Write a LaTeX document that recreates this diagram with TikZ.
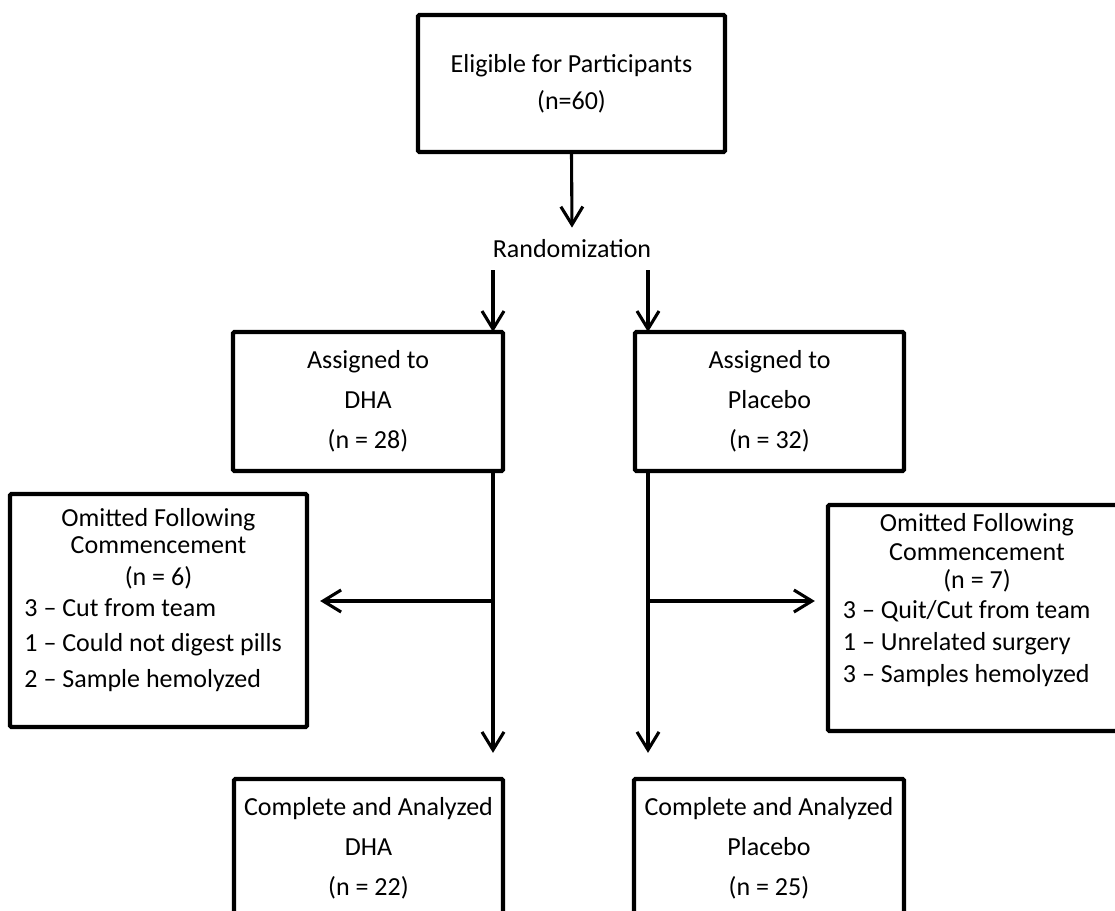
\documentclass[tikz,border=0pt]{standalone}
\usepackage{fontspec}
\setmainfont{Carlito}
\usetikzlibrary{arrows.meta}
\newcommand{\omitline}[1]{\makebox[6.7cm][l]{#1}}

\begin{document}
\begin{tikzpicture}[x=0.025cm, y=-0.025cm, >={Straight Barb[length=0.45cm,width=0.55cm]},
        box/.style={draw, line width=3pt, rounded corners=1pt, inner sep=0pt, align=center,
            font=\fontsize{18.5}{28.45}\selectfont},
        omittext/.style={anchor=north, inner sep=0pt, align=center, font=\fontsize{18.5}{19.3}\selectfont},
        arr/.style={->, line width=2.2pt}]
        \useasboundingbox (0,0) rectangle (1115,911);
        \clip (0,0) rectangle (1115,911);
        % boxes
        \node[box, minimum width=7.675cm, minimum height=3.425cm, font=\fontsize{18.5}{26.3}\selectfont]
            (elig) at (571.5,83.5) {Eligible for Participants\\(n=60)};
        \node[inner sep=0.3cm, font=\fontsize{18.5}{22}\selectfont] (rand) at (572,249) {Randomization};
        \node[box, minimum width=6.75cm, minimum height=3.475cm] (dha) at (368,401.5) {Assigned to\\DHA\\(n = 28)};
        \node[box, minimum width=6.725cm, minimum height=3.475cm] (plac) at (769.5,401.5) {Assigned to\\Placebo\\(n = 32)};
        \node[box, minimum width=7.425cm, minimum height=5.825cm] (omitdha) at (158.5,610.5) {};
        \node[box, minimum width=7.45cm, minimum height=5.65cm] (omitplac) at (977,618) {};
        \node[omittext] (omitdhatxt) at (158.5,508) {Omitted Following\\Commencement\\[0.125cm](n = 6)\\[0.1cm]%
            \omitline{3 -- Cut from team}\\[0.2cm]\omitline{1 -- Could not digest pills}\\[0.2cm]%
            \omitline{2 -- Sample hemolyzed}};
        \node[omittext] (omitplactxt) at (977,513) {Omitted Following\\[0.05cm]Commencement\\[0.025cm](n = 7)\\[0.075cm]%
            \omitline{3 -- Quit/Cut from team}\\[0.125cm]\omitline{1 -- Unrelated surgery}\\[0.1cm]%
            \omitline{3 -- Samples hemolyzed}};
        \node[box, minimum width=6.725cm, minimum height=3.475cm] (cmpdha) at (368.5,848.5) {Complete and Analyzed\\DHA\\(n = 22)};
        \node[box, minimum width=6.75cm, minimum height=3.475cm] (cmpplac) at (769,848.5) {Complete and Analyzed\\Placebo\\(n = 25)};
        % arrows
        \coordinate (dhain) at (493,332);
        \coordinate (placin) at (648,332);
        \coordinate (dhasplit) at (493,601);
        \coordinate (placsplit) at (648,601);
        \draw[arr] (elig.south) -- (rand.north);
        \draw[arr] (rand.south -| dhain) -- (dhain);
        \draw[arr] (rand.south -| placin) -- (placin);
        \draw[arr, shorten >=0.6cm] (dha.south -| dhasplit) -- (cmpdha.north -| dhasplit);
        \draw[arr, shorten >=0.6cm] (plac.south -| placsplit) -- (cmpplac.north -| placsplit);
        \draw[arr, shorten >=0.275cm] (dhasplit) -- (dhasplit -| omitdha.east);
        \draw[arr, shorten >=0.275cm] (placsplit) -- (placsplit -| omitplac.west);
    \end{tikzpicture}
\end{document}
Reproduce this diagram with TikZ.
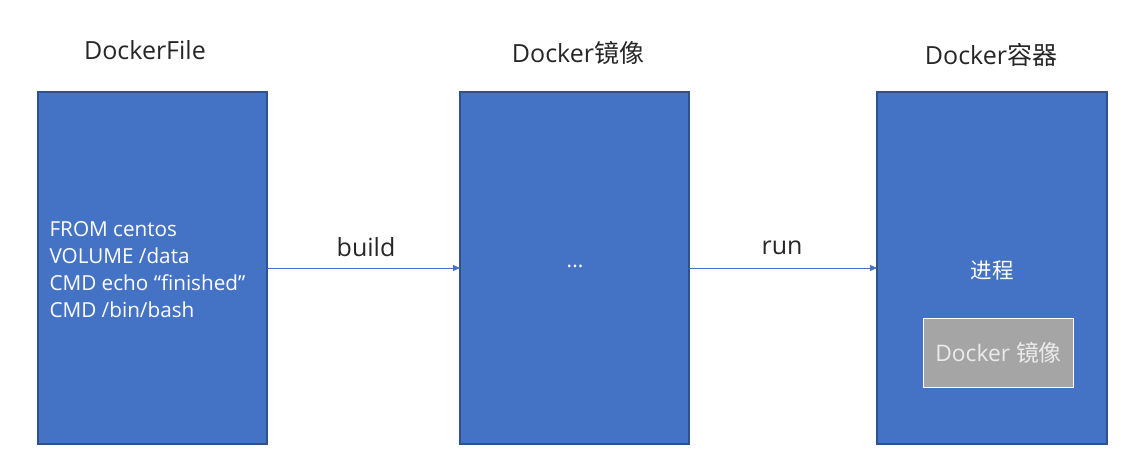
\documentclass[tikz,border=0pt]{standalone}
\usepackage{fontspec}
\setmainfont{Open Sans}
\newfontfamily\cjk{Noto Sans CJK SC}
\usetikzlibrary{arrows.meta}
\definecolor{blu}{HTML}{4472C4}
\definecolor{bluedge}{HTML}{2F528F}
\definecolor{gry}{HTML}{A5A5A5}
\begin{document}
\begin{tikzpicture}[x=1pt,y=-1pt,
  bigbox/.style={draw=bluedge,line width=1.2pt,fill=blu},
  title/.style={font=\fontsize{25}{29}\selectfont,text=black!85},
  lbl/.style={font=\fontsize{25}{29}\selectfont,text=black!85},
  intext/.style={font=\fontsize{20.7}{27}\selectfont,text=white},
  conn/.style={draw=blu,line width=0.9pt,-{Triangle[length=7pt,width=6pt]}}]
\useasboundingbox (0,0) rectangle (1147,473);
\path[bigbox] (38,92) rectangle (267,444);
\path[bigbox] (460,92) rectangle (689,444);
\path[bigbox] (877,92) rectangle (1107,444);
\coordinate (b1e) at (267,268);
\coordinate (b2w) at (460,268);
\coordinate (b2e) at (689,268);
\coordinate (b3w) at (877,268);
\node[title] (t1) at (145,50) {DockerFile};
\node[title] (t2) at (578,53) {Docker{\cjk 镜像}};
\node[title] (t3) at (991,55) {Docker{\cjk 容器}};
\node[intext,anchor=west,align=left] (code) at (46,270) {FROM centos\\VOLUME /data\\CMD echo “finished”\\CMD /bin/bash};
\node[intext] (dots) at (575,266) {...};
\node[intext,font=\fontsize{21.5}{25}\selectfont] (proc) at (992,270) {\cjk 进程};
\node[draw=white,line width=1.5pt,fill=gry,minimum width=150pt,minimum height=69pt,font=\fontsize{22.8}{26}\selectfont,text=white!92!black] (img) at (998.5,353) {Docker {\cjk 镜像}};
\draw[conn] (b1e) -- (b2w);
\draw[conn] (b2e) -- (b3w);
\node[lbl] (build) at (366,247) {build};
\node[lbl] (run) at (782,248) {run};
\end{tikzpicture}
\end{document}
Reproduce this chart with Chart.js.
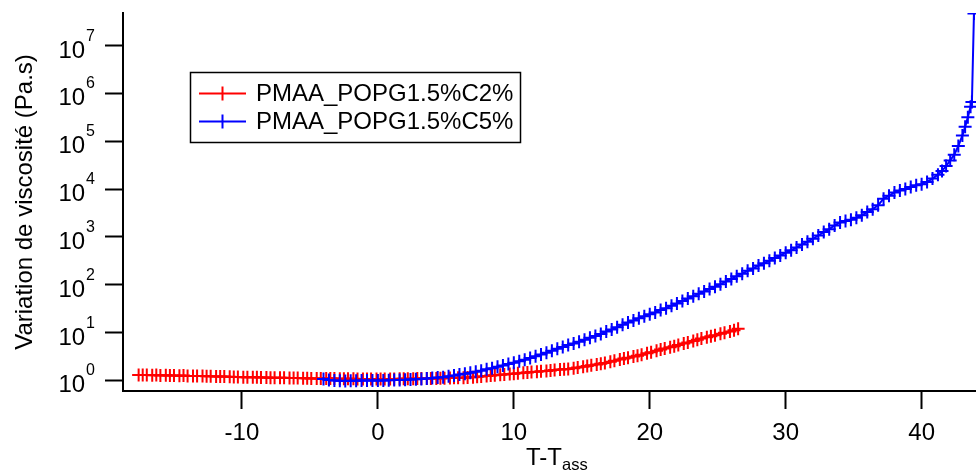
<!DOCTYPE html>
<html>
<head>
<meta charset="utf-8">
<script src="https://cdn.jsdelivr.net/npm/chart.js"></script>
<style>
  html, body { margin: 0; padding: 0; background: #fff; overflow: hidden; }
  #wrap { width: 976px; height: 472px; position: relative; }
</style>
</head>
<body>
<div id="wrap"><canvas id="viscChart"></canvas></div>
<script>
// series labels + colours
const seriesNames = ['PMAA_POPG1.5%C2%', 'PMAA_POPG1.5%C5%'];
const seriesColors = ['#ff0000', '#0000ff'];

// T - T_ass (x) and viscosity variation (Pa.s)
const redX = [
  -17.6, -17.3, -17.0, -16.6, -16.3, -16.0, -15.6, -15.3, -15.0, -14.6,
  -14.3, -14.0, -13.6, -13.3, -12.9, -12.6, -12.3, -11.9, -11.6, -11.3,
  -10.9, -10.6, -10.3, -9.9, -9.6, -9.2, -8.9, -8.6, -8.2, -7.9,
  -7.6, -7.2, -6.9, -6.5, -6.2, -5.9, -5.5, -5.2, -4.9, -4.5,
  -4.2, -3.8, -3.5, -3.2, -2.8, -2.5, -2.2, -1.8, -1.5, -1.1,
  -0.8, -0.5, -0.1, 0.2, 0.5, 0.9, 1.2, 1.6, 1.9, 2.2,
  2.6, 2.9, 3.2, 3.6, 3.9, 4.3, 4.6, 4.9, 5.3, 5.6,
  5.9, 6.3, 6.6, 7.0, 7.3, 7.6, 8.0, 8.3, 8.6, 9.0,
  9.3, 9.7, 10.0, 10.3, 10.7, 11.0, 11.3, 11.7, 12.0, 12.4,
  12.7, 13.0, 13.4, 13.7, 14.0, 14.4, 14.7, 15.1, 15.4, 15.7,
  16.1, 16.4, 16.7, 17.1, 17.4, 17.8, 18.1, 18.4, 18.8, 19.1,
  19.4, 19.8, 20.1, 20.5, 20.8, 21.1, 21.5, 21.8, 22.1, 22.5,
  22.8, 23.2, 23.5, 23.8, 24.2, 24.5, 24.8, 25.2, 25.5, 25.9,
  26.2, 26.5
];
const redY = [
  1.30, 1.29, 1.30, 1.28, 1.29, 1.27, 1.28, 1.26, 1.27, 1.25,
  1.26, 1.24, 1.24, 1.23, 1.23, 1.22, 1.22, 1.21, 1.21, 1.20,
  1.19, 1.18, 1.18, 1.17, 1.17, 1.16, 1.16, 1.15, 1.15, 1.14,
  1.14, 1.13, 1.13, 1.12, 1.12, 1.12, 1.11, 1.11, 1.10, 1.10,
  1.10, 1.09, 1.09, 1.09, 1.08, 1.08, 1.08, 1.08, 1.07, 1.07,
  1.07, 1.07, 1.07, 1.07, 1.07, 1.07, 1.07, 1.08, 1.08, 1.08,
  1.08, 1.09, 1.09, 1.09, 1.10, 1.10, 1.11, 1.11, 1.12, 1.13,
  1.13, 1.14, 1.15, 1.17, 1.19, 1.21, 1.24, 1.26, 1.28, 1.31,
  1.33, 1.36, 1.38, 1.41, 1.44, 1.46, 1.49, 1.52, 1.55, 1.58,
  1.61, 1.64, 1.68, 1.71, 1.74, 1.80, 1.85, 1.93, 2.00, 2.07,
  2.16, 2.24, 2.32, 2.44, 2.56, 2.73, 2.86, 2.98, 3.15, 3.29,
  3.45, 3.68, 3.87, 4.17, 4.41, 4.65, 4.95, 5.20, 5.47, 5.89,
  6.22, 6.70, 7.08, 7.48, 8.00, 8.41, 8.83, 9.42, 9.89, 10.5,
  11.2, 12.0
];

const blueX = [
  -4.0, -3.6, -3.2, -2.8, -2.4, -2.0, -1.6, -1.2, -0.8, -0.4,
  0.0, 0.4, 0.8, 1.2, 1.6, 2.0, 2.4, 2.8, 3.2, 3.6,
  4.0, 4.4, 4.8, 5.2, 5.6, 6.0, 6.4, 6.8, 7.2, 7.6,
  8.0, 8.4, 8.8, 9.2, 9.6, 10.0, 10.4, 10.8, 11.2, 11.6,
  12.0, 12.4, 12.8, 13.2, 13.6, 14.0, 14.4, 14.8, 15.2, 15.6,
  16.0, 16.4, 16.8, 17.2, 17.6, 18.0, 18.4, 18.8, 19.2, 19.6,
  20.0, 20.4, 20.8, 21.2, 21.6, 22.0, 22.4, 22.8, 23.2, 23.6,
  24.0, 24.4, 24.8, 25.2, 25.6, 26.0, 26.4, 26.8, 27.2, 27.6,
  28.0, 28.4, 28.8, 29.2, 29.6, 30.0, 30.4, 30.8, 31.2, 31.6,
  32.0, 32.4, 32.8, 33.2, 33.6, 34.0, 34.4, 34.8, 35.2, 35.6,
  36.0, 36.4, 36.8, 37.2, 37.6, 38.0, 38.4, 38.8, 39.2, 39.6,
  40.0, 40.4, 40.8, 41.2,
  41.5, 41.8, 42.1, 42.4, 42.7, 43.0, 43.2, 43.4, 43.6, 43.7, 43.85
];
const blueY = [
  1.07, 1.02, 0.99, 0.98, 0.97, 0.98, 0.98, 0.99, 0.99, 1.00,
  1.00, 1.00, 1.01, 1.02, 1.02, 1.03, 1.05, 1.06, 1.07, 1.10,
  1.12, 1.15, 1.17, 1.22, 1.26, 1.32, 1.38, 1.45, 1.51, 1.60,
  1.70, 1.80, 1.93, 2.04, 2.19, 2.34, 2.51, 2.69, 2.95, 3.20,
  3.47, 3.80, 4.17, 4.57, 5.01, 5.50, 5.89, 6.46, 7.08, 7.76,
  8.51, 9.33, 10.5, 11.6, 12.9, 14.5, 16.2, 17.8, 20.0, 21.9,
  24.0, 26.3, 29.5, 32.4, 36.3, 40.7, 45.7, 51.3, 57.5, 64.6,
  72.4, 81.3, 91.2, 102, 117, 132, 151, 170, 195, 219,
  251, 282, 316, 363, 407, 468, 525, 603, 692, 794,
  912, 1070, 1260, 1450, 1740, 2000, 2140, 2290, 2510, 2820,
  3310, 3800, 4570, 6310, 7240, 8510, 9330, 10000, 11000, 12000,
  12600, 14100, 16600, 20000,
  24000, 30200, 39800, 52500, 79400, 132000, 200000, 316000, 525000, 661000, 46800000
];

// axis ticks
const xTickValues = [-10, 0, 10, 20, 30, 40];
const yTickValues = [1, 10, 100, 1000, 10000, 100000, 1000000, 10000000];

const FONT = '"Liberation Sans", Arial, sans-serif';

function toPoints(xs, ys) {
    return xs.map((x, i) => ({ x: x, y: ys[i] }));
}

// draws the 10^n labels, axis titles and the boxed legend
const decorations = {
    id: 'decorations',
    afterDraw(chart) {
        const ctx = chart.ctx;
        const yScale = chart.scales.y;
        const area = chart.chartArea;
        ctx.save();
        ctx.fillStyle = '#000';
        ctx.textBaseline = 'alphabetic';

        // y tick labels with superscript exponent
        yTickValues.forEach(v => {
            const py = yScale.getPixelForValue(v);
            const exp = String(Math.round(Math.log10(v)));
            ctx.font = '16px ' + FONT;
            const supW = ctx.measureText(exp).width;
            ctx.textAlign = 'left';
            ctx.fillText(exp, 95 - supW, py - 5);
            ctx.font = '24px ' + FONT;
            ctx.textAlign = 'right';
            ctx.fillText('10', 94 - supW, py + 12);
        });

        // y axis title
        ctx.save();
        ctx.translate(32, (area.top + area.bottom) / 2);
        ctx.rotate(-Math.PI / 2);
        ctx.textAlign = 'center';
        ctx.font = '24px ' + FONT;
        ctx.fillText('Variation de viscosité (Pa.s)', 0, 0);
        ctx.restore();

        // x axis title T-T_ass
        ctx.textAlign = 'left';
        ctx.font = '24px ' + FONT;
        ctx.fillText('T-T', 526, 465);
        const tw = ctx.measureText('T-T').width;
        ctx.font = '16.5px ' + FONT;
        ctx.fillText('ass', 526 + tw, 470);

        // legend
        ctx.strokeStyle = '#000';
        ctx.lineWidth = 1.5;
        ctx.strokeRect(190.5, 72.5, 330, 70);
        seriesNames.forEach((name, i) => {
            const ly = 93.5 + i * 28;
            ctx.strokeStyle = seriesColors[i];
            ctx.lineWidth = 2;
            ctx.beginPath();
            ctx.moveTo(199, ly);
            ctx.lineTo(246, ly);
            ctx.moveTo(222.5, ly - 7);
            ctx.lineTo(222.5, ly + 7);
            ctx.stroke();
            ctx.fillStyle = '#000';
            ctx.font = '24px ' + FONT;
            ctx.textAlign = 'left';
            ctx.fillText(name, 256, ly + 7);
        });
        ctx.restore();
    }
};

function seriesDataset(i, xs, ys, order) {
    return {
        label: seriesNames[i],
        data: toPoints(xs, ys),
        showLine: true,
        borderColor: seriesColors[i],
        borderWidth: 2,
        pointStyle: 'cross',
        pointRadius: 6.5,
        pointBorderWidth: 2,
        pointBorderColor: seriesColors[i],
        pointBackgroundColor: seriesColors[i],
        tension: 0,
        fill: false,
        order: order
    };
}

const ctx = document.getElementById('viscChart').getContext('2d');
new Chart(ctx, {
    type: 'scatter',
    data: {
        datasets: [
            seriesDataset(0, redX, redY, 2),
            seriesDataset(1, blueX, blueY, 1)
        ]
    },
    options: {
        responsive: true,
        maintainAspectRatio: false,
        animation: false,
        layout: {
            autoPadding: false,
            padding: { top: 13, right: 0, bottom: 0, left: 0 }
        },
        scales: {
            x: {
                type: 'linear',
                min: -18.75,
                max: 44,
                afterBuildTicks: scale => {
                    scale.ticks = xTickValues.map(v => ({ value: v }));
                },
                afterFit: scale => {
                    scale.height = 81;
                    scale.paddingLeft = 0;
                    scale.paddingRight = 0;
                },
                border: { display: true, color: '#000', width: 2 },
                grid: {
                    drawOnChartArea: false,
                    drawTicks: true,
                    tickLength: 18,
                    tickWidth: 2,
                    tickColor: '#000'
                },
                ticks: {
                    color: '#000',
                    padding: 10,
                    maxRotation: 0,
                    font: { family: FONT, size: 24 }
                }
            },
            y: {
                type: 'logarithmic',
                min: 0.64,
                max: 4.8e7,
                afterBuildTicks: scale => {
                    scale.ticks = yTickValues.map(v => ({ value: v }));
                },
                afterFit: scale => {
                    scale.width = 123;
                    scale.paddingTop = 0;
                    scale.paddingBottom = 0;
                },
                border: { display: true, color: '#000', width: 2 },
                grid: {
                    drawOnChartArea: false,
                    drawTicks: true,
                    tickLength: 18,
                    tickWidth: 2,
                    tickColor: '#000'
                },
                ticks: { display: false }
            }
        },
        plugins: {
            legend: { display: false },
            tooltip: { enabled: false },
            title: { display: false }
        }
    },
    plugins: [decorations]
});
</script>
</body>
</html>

• [What you have to do]
Reproduce, word for word, only the lines in the records above from the line with "Reproduce this chart with Chart.js." through the line with "const seriesColors = ['#ff0000', '#0000ff'];", including both ends; omit the pictures.

• [Exercise solution]
Reproduce this chart with Chart.js.
<!DOCTYPE html>
<html>
<head>
<meta charset="utf-8">
<script src="https://cdn.jsdelivr.net/npm/chart.js"></script>
<style>
  html, body { margin: 0; padding: 0; background: #fff; overflow: hidden; }
  #wrap { width: 976px; height: 472px; position: relative; }
</style>
</head>
<body>
<div id="wrap"><canvas id="viscChart"></canvas></div>
<script>
// series labels + colours
const seriesNames = ['PMAA_POPG1.5%C2%', 'PMAA_POPG1.5%C5%'];
const seriesColors = ['#ff0000', '#0000ff'];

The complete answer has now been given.